Como's father needn't have worried. Those close to the singer said his wife meant everything to him. The Rev. Ralph Volpe, 64, pastor of Central Assembly of God Church in Houston, Pa., believes Como never recovered from her death.

"His memory of his wife was so important. He was grieving. I think he never really did get over that," Volpe said. "His health faded very quickly since her death."

The last time Volpe saw Como was in November during a trip to visit his children. Volpe said he stayed in a mobile home about 300 yards from Como's home.

"Perry to me was quite a gentleman. He was never cocky or smart-alecky. He always had a deep respect for whoever he was talking to," Volpe said. "That's what we respected most about him. He was just a Canonsburg hometown guy all the time."

Volpe was one of a number of Canonsburg-area residents who worked to erect a life-size statue of Como in Canonsburg, which was unveiled May 15, 1999.

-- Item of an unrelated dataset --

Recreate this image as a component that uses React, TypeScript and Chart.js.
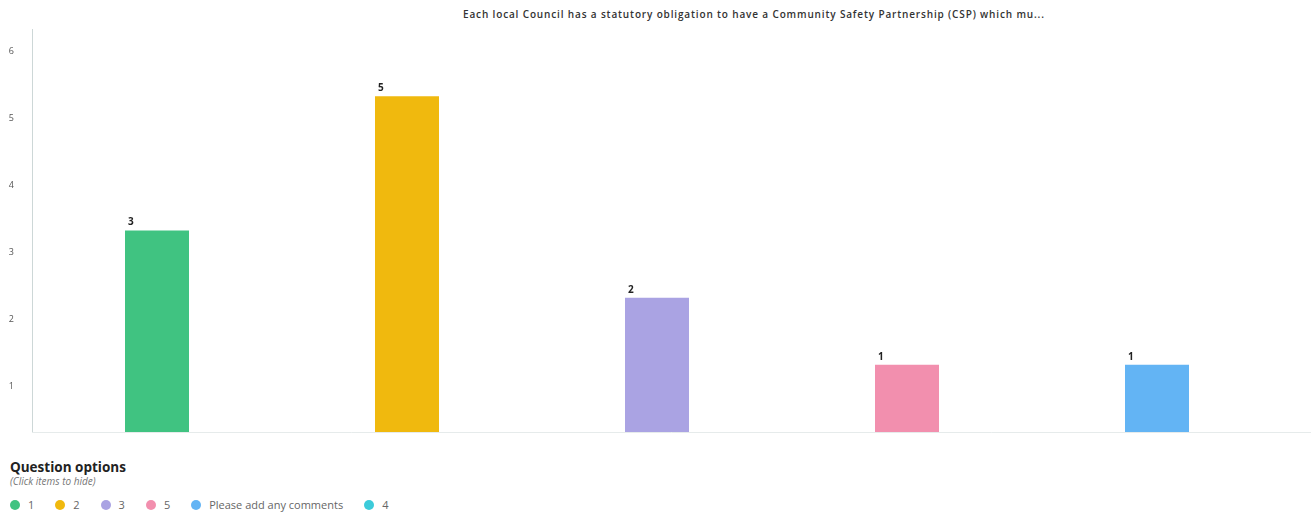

Como couldn't make the trip because of a bronchial ailment. He never saw the statue in person, but watched a videotape of the celebration. In the end, however, Como struggled even with the video.

"You could see that he would not remember much. We would show him the video of the dedication of the statue and he just would say humbly, 'My, oh my, they did that for me,' " Volpe said.

The statue wasn't the only honor Canonsburg bestowed upon Como. Third Street was renamed Perry Como Avenue on Aug. 24, 1977.

Ask anybody from Canonsburg, though, and they'll likely tell you that it was Como who bestowed honor on the town, not just by putting it on the map, but by merely being himself.

"He was just like an ordinary guy," said Colaizzo, the mayor. "He was a gentleman. His stardom never went to his head."